Aurélien Ducoudray & Christophe Alliel, Les Chiens de Pripyat — t.1 : “Saint Christophe”

Après la plus grande catas­trophe nucléaire…

Pripyat est une ville modèle construite à trois kilo­mètres de la cen­trale. Les cin­quante mille habi­tants n’ont été pré­ve­nus et éva­cués que le len­de­main, soit trente heures après l’explosion. Ils ont été expo­sés, sur cette période, à des niveaux de rayon­ne­ment mille fois supé­rieurs à la nor­male. Peu à peu, ces zones conta­mi­nées ont été vidées de leurs habi­tants, des vil­lages rasés. Cepen­dant, nombre de per­sonnes conti­nuent, mal­gré les risques, de vivre dans la région.
Auré­lien Ducou­dray est venu à ce scé­na­rio après la décou­verte de La Sup­pli­ca­tion, le livre-témoignage de la jour­na­liste Svet­lana Alek­sie­vitch, prix Nobel de lit­té­ra­ture en 2015. Parmi toutes les infor­ma­tions recen­sées, deux pages sont consa­crées à un homme qui avait pour tra­vail d’aller tuer les ani­maux de com­pa­gnie aban­don­nés par les habi­tants lors de leur évacuation.

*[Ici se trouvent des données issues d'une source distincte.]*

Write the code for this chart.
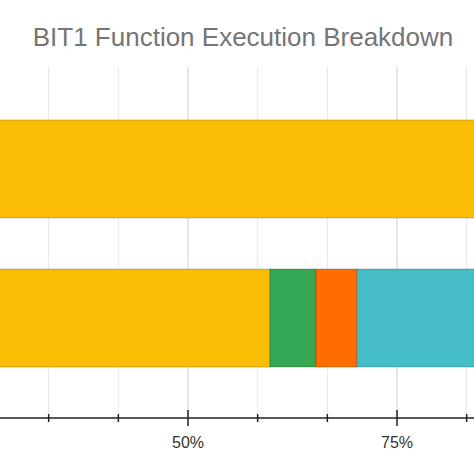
<!DOCTYPE html>
<html>
<head>
<meta charset="utf-8">
<script src="https://cdn.jsdelivr.net/npm/d3@7"></script>
<style>
  body { margin: 0; background: #fff; }
  svg { display: block; font-family: "Liberation Sans", Arial, sans-serif; }
</style>
</head>
<body>
<script>
// DATA

// the two runs shown as horizontal bars
const runs = ["Run A", "Run B"];
// functions stacked inside each bar, in drawing order
const functions = ["main loop", "mover", "collisions", "output"];
// share of execution time (%) per function, one array per run
const runA = [100, 0, 0, 0];
const runB = [59.8, 5.5, 4.9, 29.8];
// x axis ticks, every twelfth, labelled each quarter
const tickValues = d3.range(0, 13).map((i) => i / 12);
const labelValues = [0, 0.25, 0.5, 0.75, 1];
const colors = ["#fbbc04", "#34a853", "#ff6d01", "#46bdc6"];

// SVG

const w = 474, h = 474;

const svg = d3
  .select("body")
  .append("svg")
  .attr("width", w)
  .attr("height", h);

// title
svg
  .append("text")
  .attr("x", 243)
  .attr("y", 46)
  .attr("text-anchor", "middle")
  .attr("font-size", 26)
  .attr("fill", "#757575")
  .text("BIT1 Function Execution Breakdown");

// the chart is zoomed in: 50% sits at x=188 and 75% at x=397
const x = d3
  .scaleLinear()
  .domain([0, 1])
  .range([188 - 2 * 209, 188 + 2 * 209]);

const y = d3
  .scaleBand()
  .domain(runs)
  .range([94.5, 392.5])
  .paddingInner(0.342)
  .paddingOuter(0.171);

const axisY = 418;
const isMajor = (d) => labelValues.some((v) => Math.abs(v - d) < 1e-9);

// gridlines
svg
  .append("g")
  .selectAll("line")
  .data(tickValues)
  .enter()
  .append("line")
  .attr("x1", (d) => x(d))
  .attr("x2", (d) => x(d))
  .attr("y1", 67)
  .attr("y2", axisY)
  .attr("stroke", (d) => isMajor(d) ? "#cfcfcf" : "#e6e6e6")
  .attr("stroke-width", 1);

// stack the values, percentages become fractions
const rows = [runA, runB].map((vals, r) => {
  const row = { run: runs[r] };
  functions.forEach((f, i) => (row[f] = vals[i] / 100));
  return row;
});

const stack = d3.stack().keys(functions);
const series = stack(rows);

svg
  .append("g")
  .selectAll("g")
  .data(series)
  .enter()
  .append("g")
  .attr("fill", (d, i) => colors[i])
  .selectAll("rect")
  .data((d) => d.filter((p) => p[1] > p[0]))
  .enter()
  .append("rect")
  .attr("x", (d) => x(d[0]))
  .attr("y", (d) => y(d.data.run))
  .attr("width", (d) => x(d[1]) - x(d[0]))
  .attr("height", y.bandwidth())
  .attr("stroke", "rgba(0,0,0,0.2)")
  .attr("stroke-width", 1);

// x axis: minor ticks every twelfth, longer labelled ticks each quarter
const axis = svg
  .append("g")
  .attr("transform", `translate(0, ${axisY})`);

axis
  .append("line")
  .attr("x1", 0)
  .attr("x2", w)
  .attr("stroke", "#222")
  .attr("stroke-width", 1.5);

axis
  .selectAll("line.tick")
  .data(tickValues)
  .enter()
  .append("line")
  .attr("class", "tick")
  .attr("x1", (d) => x(d))
  .attr("x2", (d) => x(d))
  .attr("y1", (d) => isMajor(d) ? -8 : -4)
  .attr("y2", (d) => isMajor(d) ? 8 : 4)
  .attr("stroke", "#222")
  .attr("stroke-width", 1.5);

// only the labels that fall inside the visible window are drawn
axis
  .selectAll("text")
  .data(labelValues.filter((d) => x(d) > 20 && x(d) < w - 20))
  .enter()
  .append("text")
  .attr("x", (d) => x(d))
  .attr("y", 30)
  .attr("text-anchor", "middle")
  .attr("font-size", 16)
  .attr("fill", "#333")
  .text(d3.format(".0%"));
</script>
</body>
</html>
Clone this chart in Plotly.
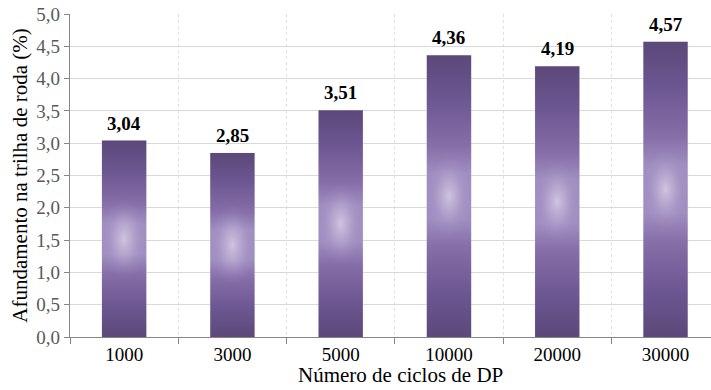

Kolia et son père regardent les dix chiots qui tètent. Le père demande à son fils d’en ame­ner un d’une autre por­tée qui prend une place sans que les autres réagissent. L’homme veut des chiens de meute. Il décide de tuer ces chiots trop conci­liants et force Kolia à les noyer dans le puits après en avoir gardé un. C’est alors que l’adolescent voit le ciel brû­ler. L’action se déroule en avril 1986, quand un réac­teur de la cen­trale de Tcher­no­byl explose.
Six mois plus tard, un groupe d’hommes, armés de fusils, est en route pour entrer dans la zone irra­diée. Ils vont chas­ser les chiens radio­ac­tifs à rai­son de trente roubles par tête. En che­min, dans le sec­teur, ils sont arrê­tés par une sil­houette en com­bi­nai­son étanche pour lais­ser pas­ser une troupe pareille­ment vêtue. Et c’est la traque des chiens. Kolia, l’adolescent, doit tuer le pre­mier. Mais il ne peut le faire car la bête lui fait la fête, trop heu­reuse de revoir des humains. C’est la guerre entre les groupes pour s’approprier des cadavres, le maté­riel. Puis Kolia est entraîné sur la piste de ces étranges sil­houettes qui rodent…

C’est sur ce récit que le scé­na­riste a conçu son his­toire. Il la place six mois après la catas­trophe, ampli­fiant tou­te­fois l’état d’abandon de la ville, les dégra­da­tions. Mais il fait réfé­rence à ce qui existe, ces per­sonnes qui ne veulent pas par­tir et qui vivent dans des condi­tions pré­caires, les pillages de toutes natures, les récu­pé­ra­teurs de matière à haute valeur comme le lai­ton, l’acier… Cette période, qui cor­res­pond avec l’effondrement de l’État sovié­tique, voit émer­ger une reli­gion qui n’avait jamais été vrai­ment éra­di­quée. De plus, la vision de Saint-Christophe qui est repré­senté sur des icônes avec une tête de chien, confor­tait l’idée de base tout en intro­dui­sant une dimen­sion fan­tas­tique déjà pré­sente dans cet album. Elle sera ampli­fiée dans le second d’après les confi­dences du scénariste.

Le des­sin semi-réaliste est l’œuvre de Chris­tophe Alliel qui a su don­ner, avec son sens du détail, le côté docu­men­taire du début de l’album, puis aller vers un gra­phisme plus inti­miste. Avec un trait à la fois gra­cieux et d’une inten­sité pal­pable, il retrans­crit l’ambiance qui règne et l’atmosphère de cette époque et fait expri­mer avec brio les sen­ti­ments des per­son­nages.
Ce pre­mier volet du dip­tyque se découvre avec un grand inté­rêt pour une plon­gée dans un uni­vers apo­ca­lyp­tique qui ne doit rien à la fiction.

serge per­raud

Auré­lien Ducou­dray (scé­na­rio), Chris­tophe Alliel (des­sins), Magali Paillat (cou­leurs), Les Chiens de Pri­pyat, t.1 : “Saint Chris­tophe”, Bam­boo, coll. « Grand Angle », jan­vier 2017, 56 p. – 13,90 €.